Burkhead consistently fought through first contact and fell forward to pick up maximum yardage snap after snap versus Baltimore's stingy run defense. On his first touchdown of the game, he was tripped up near the line of scrimmage but showed good balance by stumbling into the end zone from five yards away. 

Perhaps one of the most impressive aspects of Burkhead's performance against the Ravens was his ability to keep the Bengals out of negative plays. On multiple occasions, he was hit at the line of scrimmage or behind it and consistently made his way back to the line or beyond it. 

Early in the fourth quarter, he was hit for what looked like it would be a three or four-yard loss yet somehow he was able to twist and dive back for no gain. Midway through the second, he was hit at the line and turned it into a four-yard pickup. 



One of the reasons Lewis has been so valuable to the Patriots when healthy the last two seasons is that when things break down up front, and when it looks like Tom Brady is about to be looking at second-and-11, he cuts and knifes forward for a yard or two or more. 

Those aren't big plays in the box score, but they're critical when it comes to extending drives. It seems like Burkhead has the ability to submit the same kinds of small-but-important gains with a hard-charging style all his own.

VISION, QUICKNESS TO FIND RUNNING ROOM
For someone who seems to enjoy imposing his will on would-be tacklers, Burkhead has a good amount of wiggle to his game. His vision and lateral quickness helped him make Ravens defenders look silly at times. 

As opposed to burrowing into a pile of bodies at the line of scrimmage early in the third quarter, his jump cut to the right helped him find space in the open field for an eye-opening eight-yard run. 



On the very next down, he was stopped a yard behind the line of scrimmage but was able to pick up three thanks to another jump cut that allowed him to stretch the run out wide.

In the fourth, Burkhead showed good patience by stalling behind the block of receiver Brandon LaFell, picking a path, and running decisively once he did. 



Burkhead may not be Lewis when it comes to his elusiveness, but he has the ability to mix in some off-speed stuff in between snaps spent trying to bowl over tacklers. 

Asked by Carriker if he preferred powering through defenders or bouncing around them, Burkhead said he'd actually go with the latter. 

"I think making a guy miss just because I feel like they don't expect that from me a lot of times," Burkhead explained. "But growing up I always took good pride in that. Just my quickness, my ability to make my guy miss."

MR. VERSATILITY
Part of what makes Burkhead's signing so interesting is that he doesn't fit tightly into the definition of either "big back" or "sub back." He seems somewhat like a larger version of Lewis -- an all-purpose runner who he can be used in a variety of packages and deployed in a variety of positions.

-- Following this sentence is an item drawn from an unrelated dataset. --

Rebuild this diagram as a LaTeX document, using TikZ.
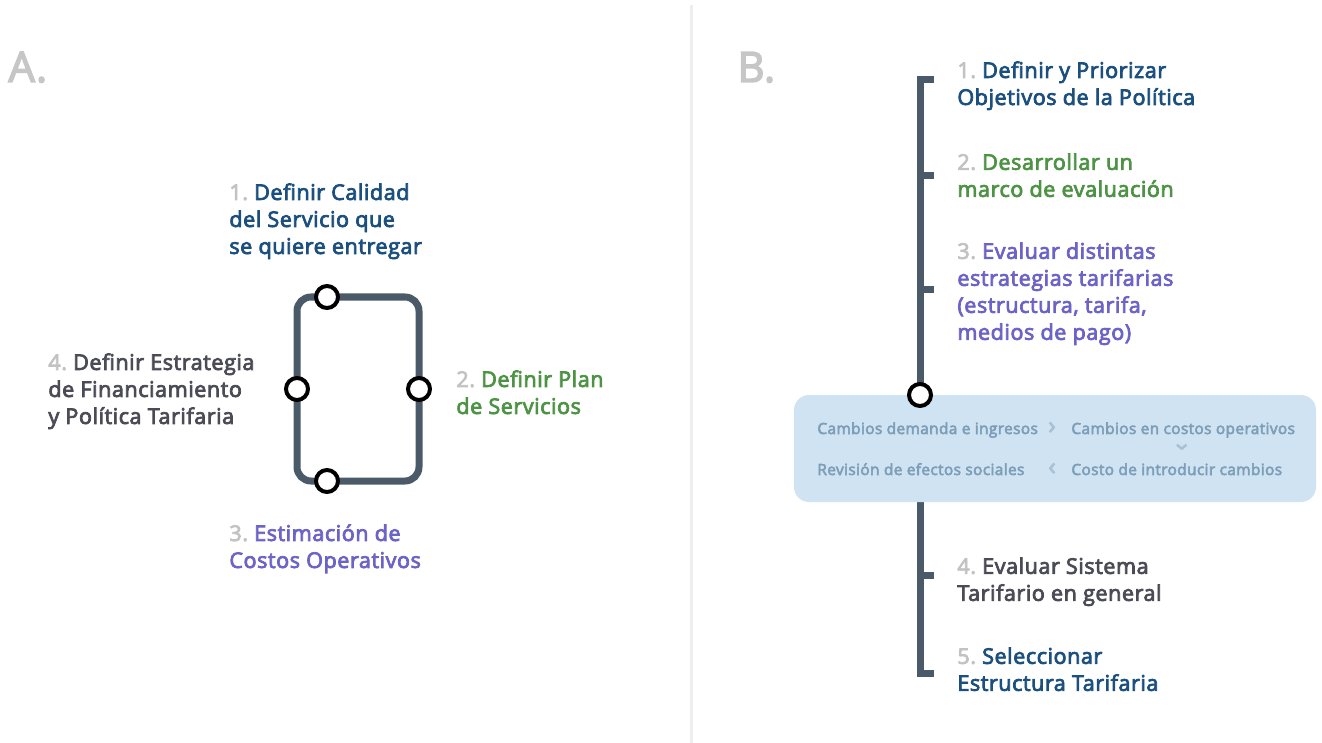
\documentclass[tikz,border=0pt]{standalone}
\usepackage{fontspec}
\setmainfont{Open Sans}[FakeBold=3.5, LetterSpace=2.5]
\usetikzlibrary{positioning}
\definecolor{azul}{HTML}{1B4F7E}
\definecolor{verde}{HTML}{4E9345}
\definecolor{morado}{HTML}{6B63C6}
\definecolor{gristxt}{HTML}{4B4B55}
\definecolor{numgris}{HTML}{C2C2C2}
\definecolor{pizarra}{HTML}{4A5A69}
\definecolor{celeste}{HTML}{D0E3F2}
\definecolor{celestetxt}{HTML}{7D9EB8}
\definecolor{flecha}{HTML}{A9C1D5}
\definecolor{letra}{HTML}{C6C6C6}
\definecolor{divisor}{HTML}{EEEEEE}
\newcommand{\nro}[1]{\textcolor{numgris}{#1}~}
\tikzstyle{paso}=[inner sep=0pt, anchor=north west, align=left,
        font=\fontsize{10.8}{13.5}\selectfont]
\tikzstyle{etapa}=[inner sep=0pt, anchor=base west, text=celestetxt,
        font=\fontsize{7.7}{9}\selectfont]
\tikzstyle{hito}=[circle, draw=black, line width=2pt, fill=white,
        inner sep=0pt, minimum size=11pt]
\tikzstyle{letrero}=[inner sep=0pt, anchor=base west, text=letra,
        font=\fontsize{21}{21}\selectfont]
\tikzstyle{chevron}=[text=flecha, inner sep=0pt, font=\fontsize{12}{12}\selectfont]

\begin{document}
\begin{tikzpicture}[x=0.5pt, y=-0.5pt]
        \useasboundingbox (0,0) rectangle (1322,743);
        \draw[divisor, line width=1.5pt] (691.5,5) -- (691.5,743);
        \node (letraA) [letrero] at (8,82) {A.};
        \node (letraB) [letrero] at (737,82) {B.};

        % A: ciclo
        \draw[pizarra, line width=3.5pt, rounded corners=7pt] (297,297) rectangle (419,481);
        \node (h1) [hito] at (327,297) {};
        \node (h2) [hito] at (419,389) {};
        \node (h3) [hito] at (327,481) {};
        \node (h4) [hito] at (297,389) {};
        \node (calidad) [paso, text=azul] at (229,183)
        {
          \nro{1.}Definir Calidad\\del Servicio que\\se quiere entregar
        };
        \node (plan) [paso, text=verde] at (456,370)
        {
          \nro{2.}Definir Plan\\de Servicios
        };
        \node (costos) [paso, text=morado] at (229,524)
        {
          \nro{3.}Estimación de\\Costos Operativos
        };
        \node (financiamiento) [paso, text=gristxt] at (48,353)
        {
          \nro{4.}Definir Estrategia\\de Financiamiento\\y Política Tarifaria
        };

        % B: secuencia
        \draw[pizarra, line width=3.5pt] (934,80) -- (920,80) -- (920,673) -- (934,673);
        \draw[pizarra, line width=3.5pt] (920,176) -- (934,176);
        \draw[pizarra, line width=3.5pt] (920,290) -- (934,290);
        \draw[pizarra, line width=3.5pt] (920,575) -- (934,575);
        \node (evaluacion) [rectangle, rounded corners=7.5pt, fill=celeste,
          minimum width=261pt, minimum height=53.5pt] at (1055,448.5) {};
        \node (hB) [hito] at (920,395) {};
        \node (objetivos) [paso, text=azul] at (957,61)
        {
          \nro{1.}Definir y Priorizar\\Objetivos de la Política
        };
        \node (marco) [paso, text=verde] at (957,153)
        {
          \nro{2.}Desarrollar un\\marco de evaluación
        };
        \node (estrategias) [paso, text=morado] at (957,242)
        {
          \nro{3.}Evaluar distintas\\estrategias tarifarias\\(estructura, tarifa,\\medios de pago)
        };
        \node (sistema) [paso, text=gristxt] at (957,557)
        {
          \nro{4.}Evaluar Sistema\\Tarifario en general
        };
        \node (estructura) [paso, text=azul] at (957,647)
        {
          \nro{5.}Seleccionar\\Estructura Tarifaria
        };
        \node (demanda) [etapa] at (817,434) {Cambios demanda e ingresos};
        \node (operativos) [etapa] at (1071,434) {Cambios en costos operativos};
        \node (sociales) [etapa] at (817,475) {Revisión de efectos sociales};
        \node (introducir) [etapa] at (1071,475) {Costo de introducir cambios};
        \node (f1) [chevron] at (1052,428) {›};
        \node (f2) [chevron, rotate=-90] at (1181,447) {›};
        \node (f3) [chevron] at (1052,469) {‹};
\end{tikzpicture}
\end{document}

Burkhead has run out of the I-formation and the shotgun. He's caught the ball out of the backfield and lined up as a receiver, where he spent most of Cinci's 2014 Divisional Round game against the Colts. He caught three passes that day for 34 yards and ran a reverse for a gain of 23. 

"He has tremendous short-area quickness," then-Bengals offensive coordinator Hue Jackson said during training camp two years ago. "His 10-yard times were off the charts; his three-cone was off the charts. He's very talented [as a receiver]."

However Burkhead is used, he'll very likely continue to see time as a contributor in the kicking game. Not only does he have a wealth of experience when it comes to covering kicks, but he's served as a kick-returner in the past as well. 

So to recap: Running back...receiver...special-teamer.

Sure sounds like someone Belichick would be willing to invest in.